What to produce - Retype, exactly as they stand, the lines from the start of the data to the line that contains "35, 40, 45]", both ends included. Leave the pictures out.
——
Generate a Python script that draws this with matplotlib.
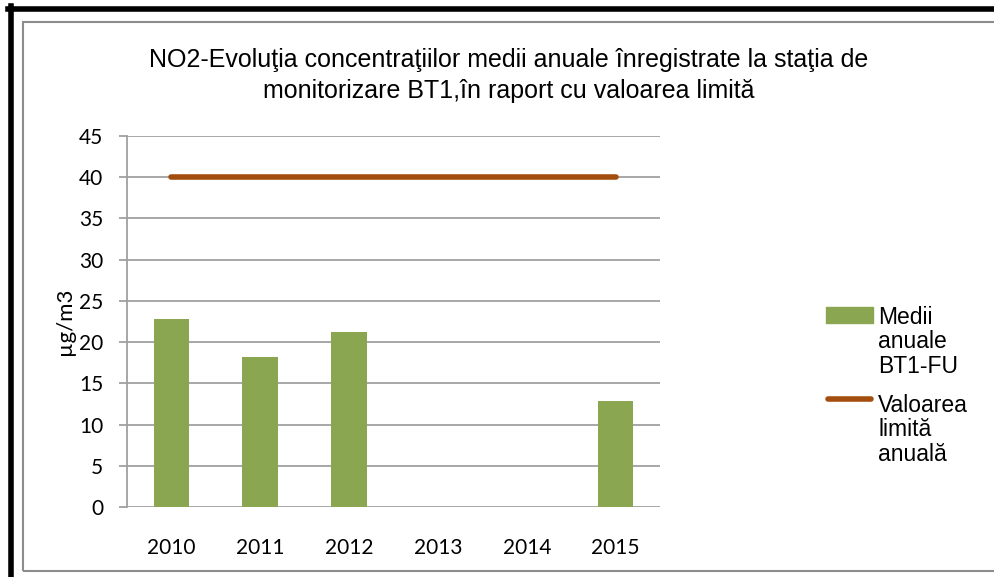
import numpy as np
import matplotlib
matplotlib.use("Agg")
import matplotlib.pyplot as plt
from matplotlib.patches import Rectangle
from matplotlib.lines import Line2D

# data
years = ["2010", "2011", "2012", "2013", "2014", "2015"]
medii_bt1 = [22.8, 18.2, 21.2, np.nan, np.nan, 12.9]
valoare_limita = [40, 40, 40, 40, 40, 40]
y_ticks = [0, 5, 10, 15, 20, 25, 30, 35, 40, 45]

title_text = ("NO2-Evoluţia concentraţiilor medii anuale înregistrate la staţia de\n"
              "monitorizare BT1,în raport cu valoarea limită")
legend_bars = "Medii\nanuale\nBT1-FU"
legend_line = "Valoarea\nlimită\nanuală"

green = "#8AA650"
brown = "#A34E0E"
W, H = 994, 577

fig = plt.figure(figsize=(W / 100, H / 100), dpi=100)
fig.patch.set_facecolor("white")


def fx(px):
    return px / W


def fy(py):
    return 1 - py / H


ax = fig.add_axes([fx(127), fy(507), fx(660) - fx(127), fy(136) - fy(507)])

x = np.arange(len(years))
ax.bar(x, medii_bt1, width=0.4, color=green, zorder=3)
ax.plot(x, valoare_limita, color=brown, lw=4, solid_capstyle="round", zorder=4)

ax.set_xlim(-0.5, len(years) - 0.5)
ax.set_ylim(0, 45)
ax.set_yticks(y_ticks)
ax.set_xticks(x)
ax.set_xticklabels(years)
ax.grid(axis="y", color="#A0A0A0", lw=1.3, zorder=0)
for s in ["top", "right", "bottom"]:
    ax.spines[s].set_visible(False)
ax.spines["left"].set_color("#A0A0A0")
ax.spines["left"].set_linewidth(1.3)
ax.tick_params(axis="y", length=6, color="#A0A0A0", width=1.3, pad=11,
               labelsize=15)
ax.tick_params(axis="x", length=0, pad=22, labelsize=15)
for lab in ax.get_xticklabels() + ax.get_yticklabels():
    lab.set_fontfamily("Lato")

ax.set_ylabel("µg/m3", fontsize=16, family="Lato")
ax.yaxis.set_label_coords(-0.097, 0.5)

# title
fig.text(fx(509), fy(75.5), title_text, ha="center", va="center",
         fontsize=18, family="Liberation Sans", linespacing=1.35)

# legend drawn by hand to keep Excel look
fig.add_artist(Rectangle((fx(826), fy(323)), fx(873) - fx(826), fy(307) - fy(323),
                         transform=fig.transFigure, color=green))
fig.add_artist(Line2D([fx(828), fx(871)], [fy(399), fy(399)], color=brown, lw=4,
                      solid_capstyle="round", transform=fig.transFigure))
fig.text(fx(878), fy(306), legend_bars, ha="left", va="top", fontsize=16.5,
         family="Liberation Sans", linespacing=1.08)
fig.text(fx(878), fy(394), legend_line, ha="left", va="top", fontsize=16.5,
         family="Liberation Sans", linespacing=1.08)

# chart area frame and outer black border
fig.add_artist(Rectangle((fx(22.5), fy(571)), 1.2, fy(21.5) - fy(571),
                         transform=fig.transFigure, fill=False,
                         edgecolor="#8C8C8C", lw=1.5))
fig.add_artist(Line2D([fx(10.5), fx(10.5)], [0, fy(6)], color="black", lw=4,
                      transform=fig.transFigure))
fig.add_artist(Line2D([fx(8), 1], [fy(8.5), fy(8.5)], color="black", lw=4,
                      transform=fig.transFigure))

fig.savefig("out.png", dpi=100)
——
Solution -
Generate a Python script that draws this with matplotlib.
import numpy as np
import matplotlib
matplotlib.use("Agg")
import matplotlib.pyplot as plt
from matplotlib.patches import Rectangle
from matplotlib.lines import Line2D

# data
years = ["2010", "2011", "2012", "2013", "2014", "2015"]
medii_bt1 = [22.8, 18.2, 21.2, np.nan, np.nan, 12.9]
valoare_limita = [40, 40, 40, 40, 40, 40]
y_ticks = [0, 5, 10, 15, 20, 25, 30, 35, 40, 45]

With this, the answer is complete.